» **THE INPUT**:
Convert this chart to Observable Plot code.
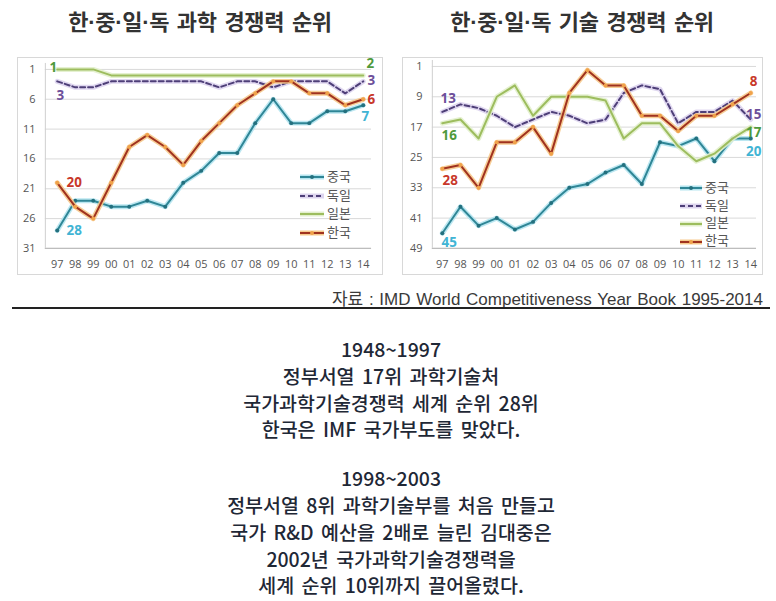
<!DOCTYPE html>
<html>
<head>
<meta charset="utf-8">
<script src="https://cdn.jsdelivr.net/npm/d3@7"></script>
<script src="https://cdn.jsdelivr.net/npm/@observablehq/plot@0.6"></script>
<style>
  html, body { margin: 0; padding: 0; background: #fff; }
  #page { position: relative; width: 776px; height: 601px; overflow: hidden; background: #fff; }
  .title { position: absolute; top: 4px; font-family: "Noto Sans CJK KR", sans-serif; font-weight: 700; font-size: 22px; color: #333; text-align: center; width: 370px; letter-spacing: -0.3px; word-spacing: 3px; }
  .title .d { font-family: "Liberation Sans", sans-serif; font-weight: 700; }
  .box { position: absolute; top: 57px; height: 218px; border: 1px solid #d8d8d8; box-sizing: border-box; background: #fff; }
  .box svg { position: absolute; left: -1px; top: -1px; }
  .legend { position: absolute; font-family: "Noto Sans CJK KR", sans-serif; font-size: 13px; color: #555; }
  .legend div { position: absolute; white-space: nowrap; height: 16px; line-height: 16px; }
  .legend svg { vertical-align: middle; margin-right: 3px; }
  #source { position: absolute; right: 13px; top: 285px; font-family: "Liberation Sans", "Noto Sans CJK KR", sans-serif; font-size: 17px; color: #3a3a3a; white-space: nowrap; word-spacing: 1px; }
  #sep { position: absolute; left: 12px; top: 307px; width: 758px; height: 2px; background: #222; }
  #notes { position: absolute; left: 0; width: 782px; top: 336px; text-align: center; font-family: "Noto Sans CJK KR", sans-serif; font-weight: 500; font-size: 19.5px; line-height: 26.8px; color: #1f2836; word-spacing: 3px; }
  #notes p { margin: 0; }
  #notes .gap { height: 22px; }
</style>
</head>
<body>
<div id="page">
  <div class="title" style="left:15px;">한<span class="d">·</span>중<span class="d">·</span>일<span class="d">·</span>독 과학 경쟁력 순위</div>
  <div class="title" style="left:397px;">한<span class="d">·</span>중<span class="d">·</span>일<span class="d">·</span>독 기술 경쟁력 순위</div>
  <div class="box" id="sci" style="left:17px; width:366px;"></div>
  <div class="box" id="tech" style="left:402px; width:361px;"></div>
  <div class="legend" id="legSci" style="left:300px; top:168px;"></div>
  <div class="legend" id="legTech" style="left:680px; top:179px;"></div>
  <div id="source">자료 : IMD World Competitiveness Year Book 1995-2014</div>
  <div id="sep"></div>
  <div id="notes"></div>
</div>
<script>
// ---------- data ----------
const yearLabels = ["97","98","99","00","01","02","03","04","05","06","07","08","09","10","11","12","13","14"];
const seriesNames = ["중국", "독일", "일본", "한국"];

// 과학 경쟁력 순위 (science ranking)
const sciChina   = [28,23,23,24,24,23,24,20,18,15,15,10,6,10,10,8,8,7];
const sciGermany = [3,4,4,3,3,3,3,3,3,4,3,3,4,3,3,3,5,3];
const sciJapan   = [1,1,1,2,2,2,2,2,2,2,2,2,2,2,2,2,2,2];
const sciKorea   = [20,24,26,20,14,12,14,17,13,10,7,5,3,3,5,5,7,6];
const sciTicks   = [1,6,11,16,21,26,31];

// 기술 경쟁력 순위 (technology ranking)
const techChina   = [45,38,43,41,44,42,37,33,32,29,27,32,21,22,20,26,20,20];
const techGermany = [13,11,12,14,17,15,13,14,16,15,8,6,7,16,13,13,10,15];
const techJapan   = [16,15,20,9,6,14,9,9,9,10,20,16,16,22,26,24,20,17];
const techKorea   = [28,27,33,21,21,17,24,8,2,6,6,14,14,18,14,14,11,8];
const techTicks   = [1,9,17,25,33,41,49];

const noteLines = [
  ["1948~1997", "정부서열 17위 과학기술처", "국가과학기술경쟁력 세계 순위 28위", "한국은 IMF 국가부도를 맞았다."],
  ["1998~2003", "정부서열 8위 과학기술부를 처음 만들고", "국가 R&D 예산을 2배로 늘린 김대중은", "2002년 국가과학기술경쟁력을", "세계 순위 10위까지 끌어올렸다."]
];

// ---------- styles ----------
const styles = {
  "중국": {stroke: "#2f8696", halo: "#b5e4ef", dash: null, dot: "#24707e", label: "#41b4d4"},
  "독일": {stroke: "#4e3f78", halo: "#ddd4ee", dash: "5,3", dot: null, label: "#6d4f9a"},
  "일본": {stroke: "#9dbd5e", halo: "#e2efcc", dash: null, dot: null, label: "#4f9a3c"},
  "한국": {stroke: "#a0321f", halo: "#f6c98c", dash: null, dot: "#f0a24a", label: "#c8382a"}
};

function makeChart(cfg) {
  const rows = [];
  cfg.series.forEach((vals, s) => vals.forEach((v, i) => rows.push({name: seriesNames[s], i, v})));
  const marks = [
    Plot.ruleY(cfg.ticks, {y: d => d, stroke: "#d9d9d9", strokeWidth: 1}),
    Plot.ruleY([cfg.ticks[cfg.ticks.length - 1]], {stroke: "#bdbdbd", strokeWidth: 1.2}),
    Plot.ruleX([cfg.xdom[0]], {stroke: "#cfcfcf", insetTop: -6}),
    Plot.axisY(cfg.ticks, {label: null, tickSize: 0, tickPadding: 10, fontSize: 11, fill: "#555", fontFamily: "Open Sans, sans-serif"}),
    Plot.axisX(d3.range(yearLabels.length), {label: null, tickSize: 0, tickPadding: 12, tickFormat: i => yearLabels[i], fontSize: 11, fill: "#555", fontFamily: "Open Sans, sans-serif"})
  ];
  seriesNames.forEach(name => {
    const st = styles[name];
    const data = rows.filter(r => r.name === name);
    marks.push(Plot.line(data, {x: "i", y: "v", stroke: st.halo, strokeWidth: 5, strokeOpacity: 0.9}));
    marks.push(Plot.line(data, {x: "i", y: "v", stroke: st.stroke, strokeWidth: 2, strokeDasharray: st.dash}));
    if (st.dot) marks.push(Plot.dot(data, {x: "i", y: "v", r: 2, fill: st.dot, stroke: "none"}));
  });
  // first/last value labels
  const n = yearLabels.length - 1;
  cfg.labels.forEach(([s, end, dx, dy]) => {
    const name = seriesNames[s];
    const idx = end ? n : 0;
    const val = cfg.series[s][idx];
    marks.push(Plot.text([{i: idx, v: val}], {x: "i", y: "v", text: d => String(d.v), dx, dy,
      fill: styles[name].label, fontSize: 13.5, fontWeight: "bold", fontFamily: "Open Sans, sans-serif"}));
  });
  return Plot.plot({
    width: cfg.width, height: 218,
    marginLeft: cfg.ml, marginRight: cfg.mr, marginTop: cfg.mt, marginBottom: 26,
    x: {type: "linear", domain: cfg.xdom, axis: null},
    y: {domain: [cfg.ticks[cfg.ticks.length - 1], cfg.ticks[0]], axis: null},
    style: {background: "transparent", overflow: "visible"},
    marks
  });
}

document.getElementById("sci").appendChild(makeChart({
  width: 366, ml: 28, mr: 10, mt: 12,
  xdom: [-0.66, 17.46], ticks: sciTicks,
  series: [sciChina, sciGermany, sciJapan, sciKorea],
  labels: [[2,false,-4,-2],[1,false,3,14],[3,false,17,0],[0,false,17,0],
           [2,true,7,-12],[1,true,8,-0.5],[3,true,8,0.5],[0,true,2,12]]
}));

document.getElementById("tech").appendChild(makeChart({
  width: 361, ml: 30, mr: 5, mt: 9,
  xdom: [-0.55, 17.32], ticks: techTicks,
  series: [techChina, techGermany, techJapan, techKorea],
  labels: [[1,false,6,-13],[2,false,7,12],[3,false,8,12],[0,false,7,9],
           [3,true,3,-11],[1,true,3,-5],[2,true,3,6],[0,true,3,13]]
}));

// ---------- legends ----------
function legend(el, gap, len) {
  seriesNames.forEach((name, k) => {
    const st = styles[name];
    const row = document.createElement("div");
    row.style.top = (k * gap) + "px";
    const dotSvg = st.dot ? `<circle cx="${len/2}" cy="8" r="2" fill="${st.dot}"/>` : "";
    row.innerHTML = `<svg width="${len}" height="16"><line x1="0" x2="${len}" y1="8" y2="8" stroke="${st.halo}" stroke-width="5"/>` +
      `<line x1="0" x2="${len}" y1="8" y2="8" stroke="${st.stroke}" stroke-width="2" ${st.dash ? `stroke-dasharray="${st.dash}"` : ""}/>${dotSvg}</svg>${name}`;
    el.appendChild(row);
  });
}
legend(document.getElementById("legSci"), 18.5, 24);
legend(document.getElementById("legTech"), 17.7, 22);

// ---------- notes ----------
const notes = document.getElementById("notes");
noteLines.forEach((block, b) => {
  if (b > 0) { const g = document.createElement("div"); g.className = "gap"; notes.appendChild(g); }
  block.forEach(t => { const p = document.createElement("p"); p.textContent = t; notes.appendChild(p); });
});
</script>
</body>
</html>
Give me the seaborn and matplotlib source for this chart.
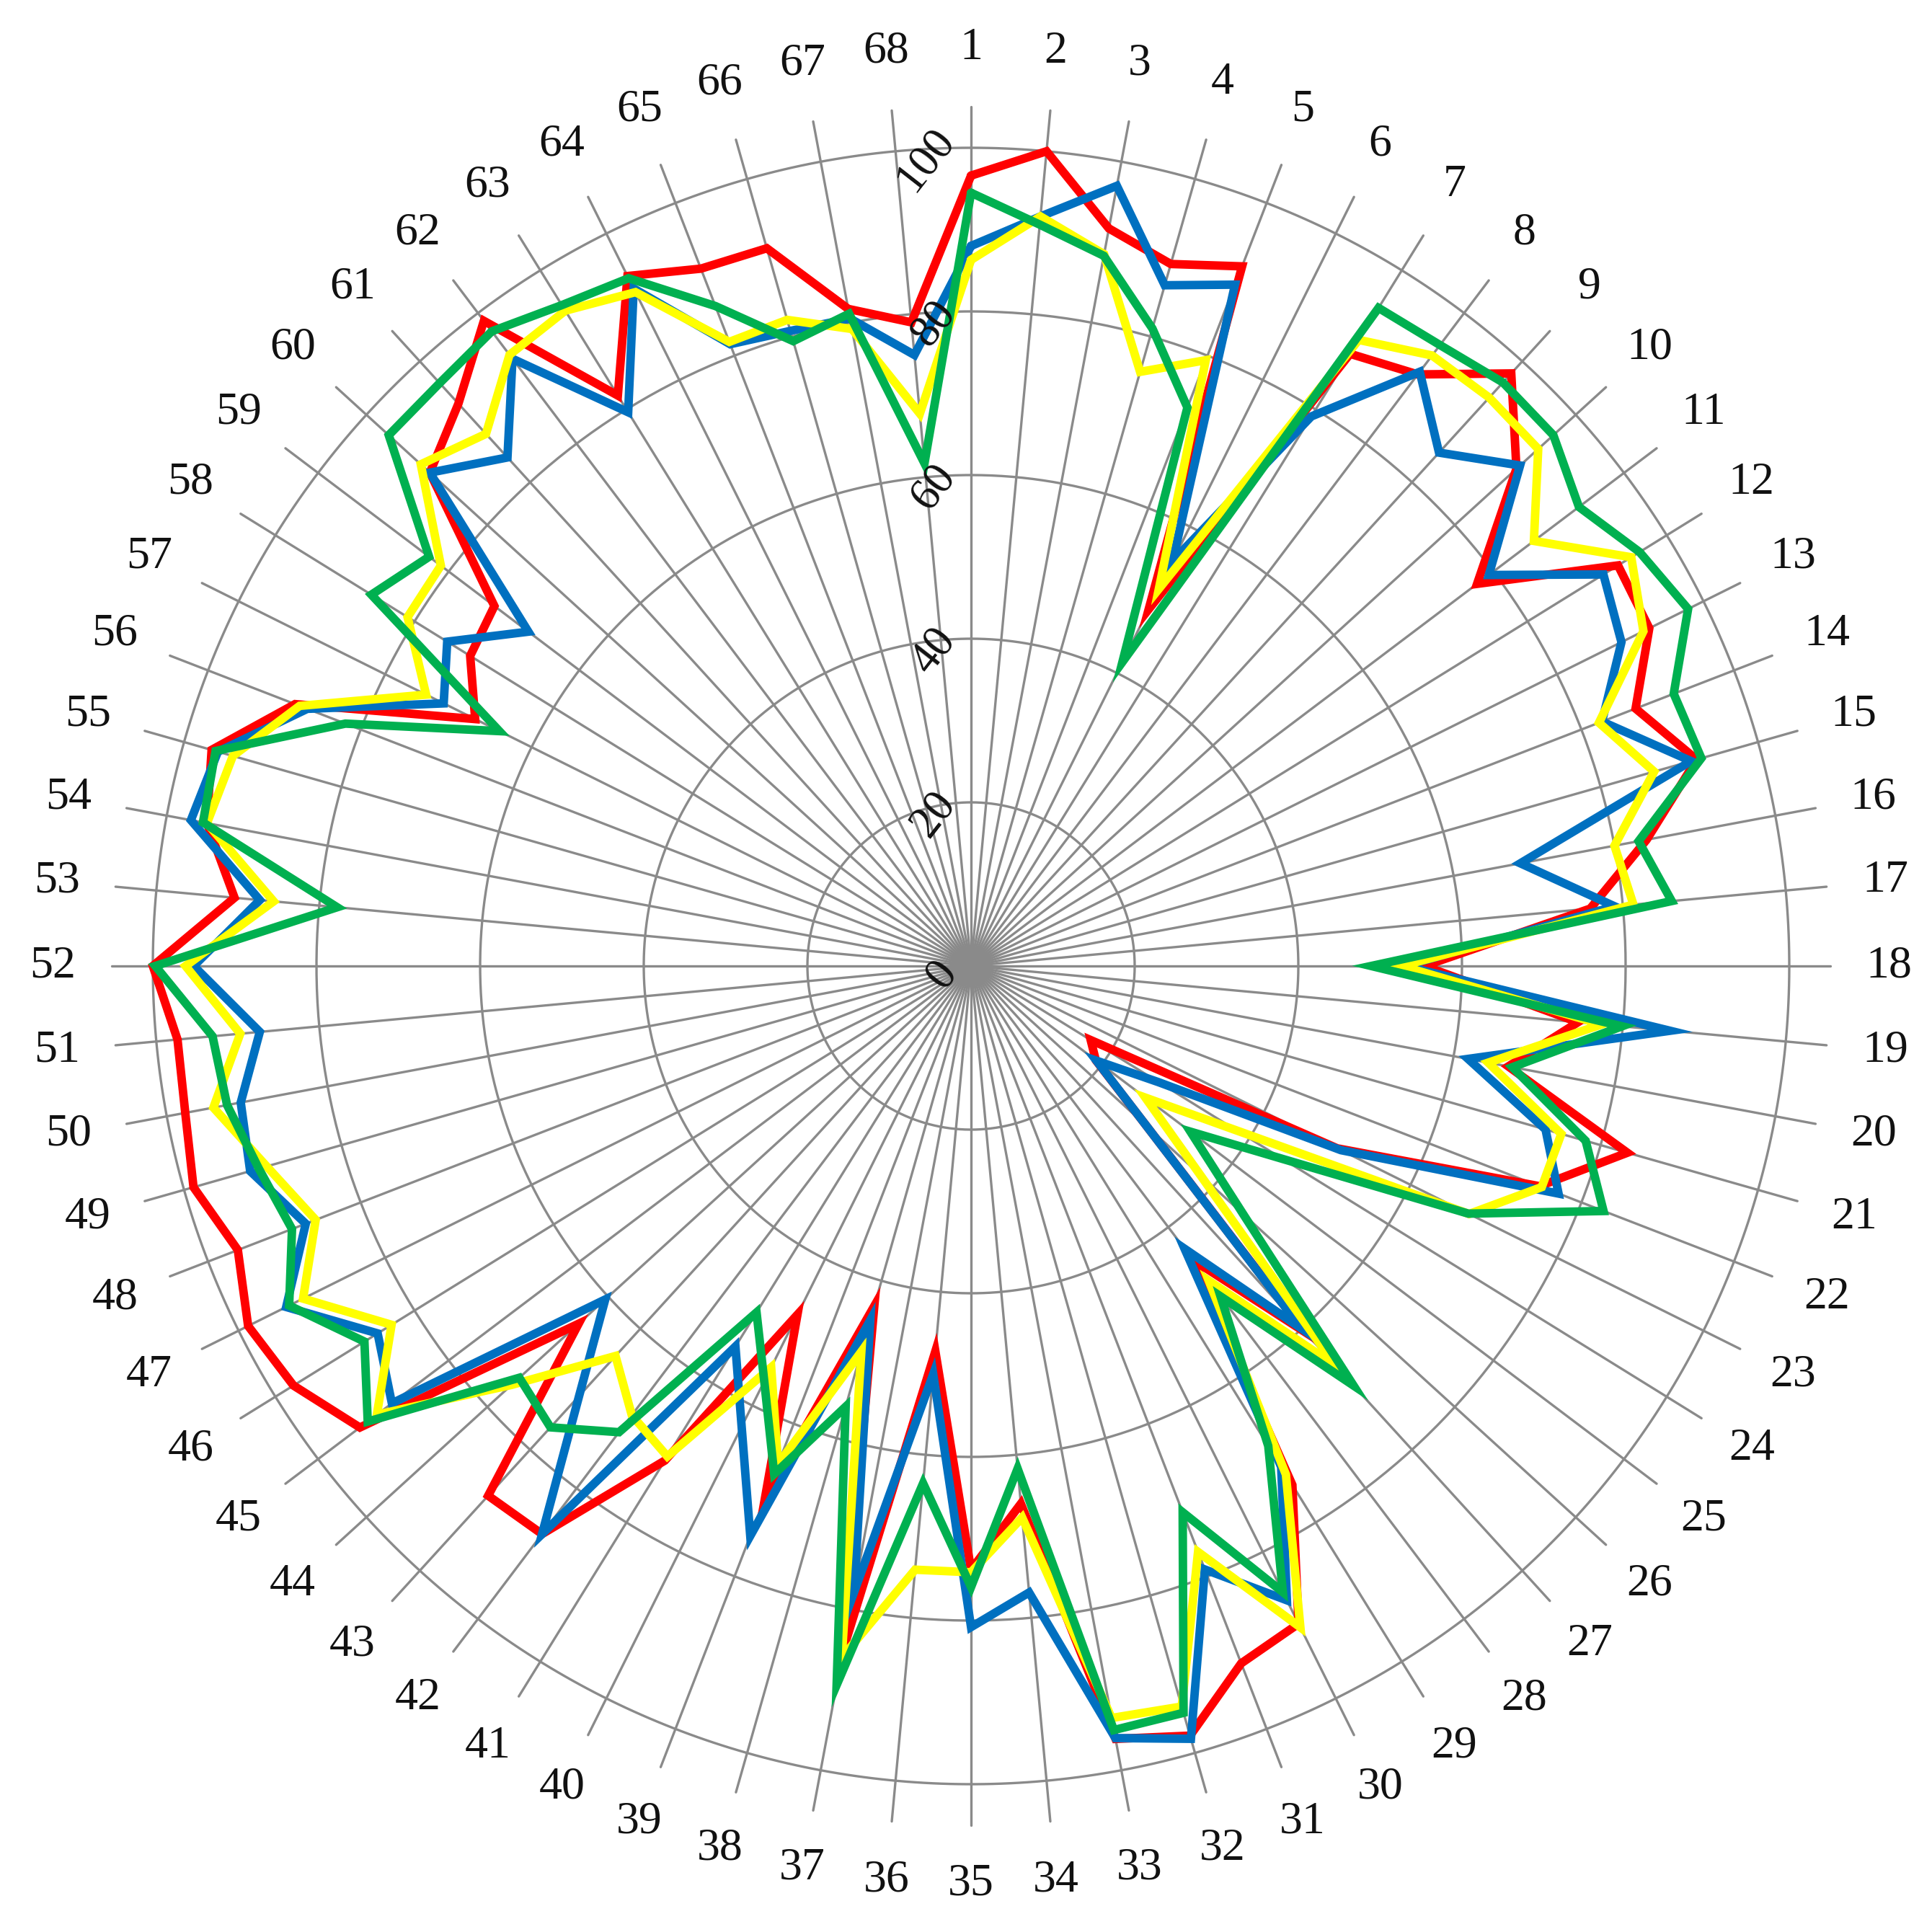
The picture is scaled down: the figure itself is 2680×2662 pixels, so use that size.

» **TO BE DONE**: Without any pictures, reproduce exactly the lines from the line that contains "Give me the" to the end of the entries above, both ends included.

» **RESULT OF THIS EXERCISE**:
Give me the seaborn and matplotlib source for this chart.
The picture is scaled down: the figure itself is 2680×2662 pixels, so use that size.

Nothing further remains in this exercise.